Tubuhnya kurus dengan punggung sedikit membungkuk. Mungkin karena usia yang semakin lanjut. Sehari-hari mangkal di depan sebuah warung mie ayam yang selalu ramai dengan pengunjung. Dihadapannya sebuah baskom berisi kue cuwer, makanan khas Cilegon. Makanan yang terbuat dari tepung beras dengan campuran parutan kelapa muda. Ketika sore menyambut malam dan dagangannya belum juga habis, sepasang kaki ringkihnya membawanya berkeliling. Sebuah perjuangan yang tidak ringan di usianya yang menjelang senja.
Mbok Hajar, satu pribadi lain yang juga berjuang untuk dirinya. Anak-anaknya yang sudah berumah tangga, tidak lebih beruntung darinya dari segi ekonomi. Setiap pagi berkeliling komplek menjalani profesinya sebagai pemulung. Tubuh kecil dengan keriput yang menandakan usianya menjelang senja. Ya, usianya sudah menginjak 70-an. Pergerakannya mulai lamban. Itu sebabnya kenapa penghasilannya semakin menurun. Kalah bersaing dengan pemulung lain yang masih muda dan gesit. Salah satu kebiasaannya adalah mengucapkan salam dan bersalaman dengan warga yang kebetulan bertemu atau sedang berada di halaman rumah.

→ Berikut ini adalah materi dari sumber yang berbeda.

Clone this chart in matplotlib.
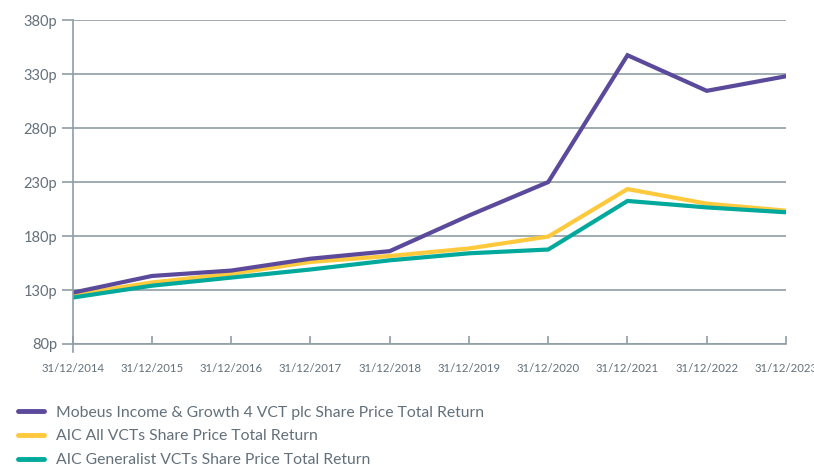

Satu sosok lagi biasa terlihat di salah satu sudut pasar tradisional. Sesosok lelaki tua dengan gelaran berbagai peralatan dapur, seperti pisau, golok, garpu kebun, dan peralatan lain hasil tempaan pandai besi. Dengan setia menawarkan barang dagangannya kepada pengunjung yang melintas. Satu atau dua bilah pisau dapur dan barang-barang lain berpindah tangan. Cukuplah untuk makan siang itu dan sore nanti. Menjelang sore, hamparan dagangan dirapihkan untuk dihamparkan lagi esok pagi.
Perjuangan yang membuat mereka mulia dibandingkan dengan individu-individu lain yang
menadahkan tangan mengandalkan belas kasihan orang lain. Mengetuk pintu rumah yang satu kemudian ke rumah yang lain. Padahal, usia mereka belumlah terlalu renta. Bahkan banyak yang terlihat begitu gagah dan mampu berdiri tegak. Kemalasankah yang membuat mereka seperti itu?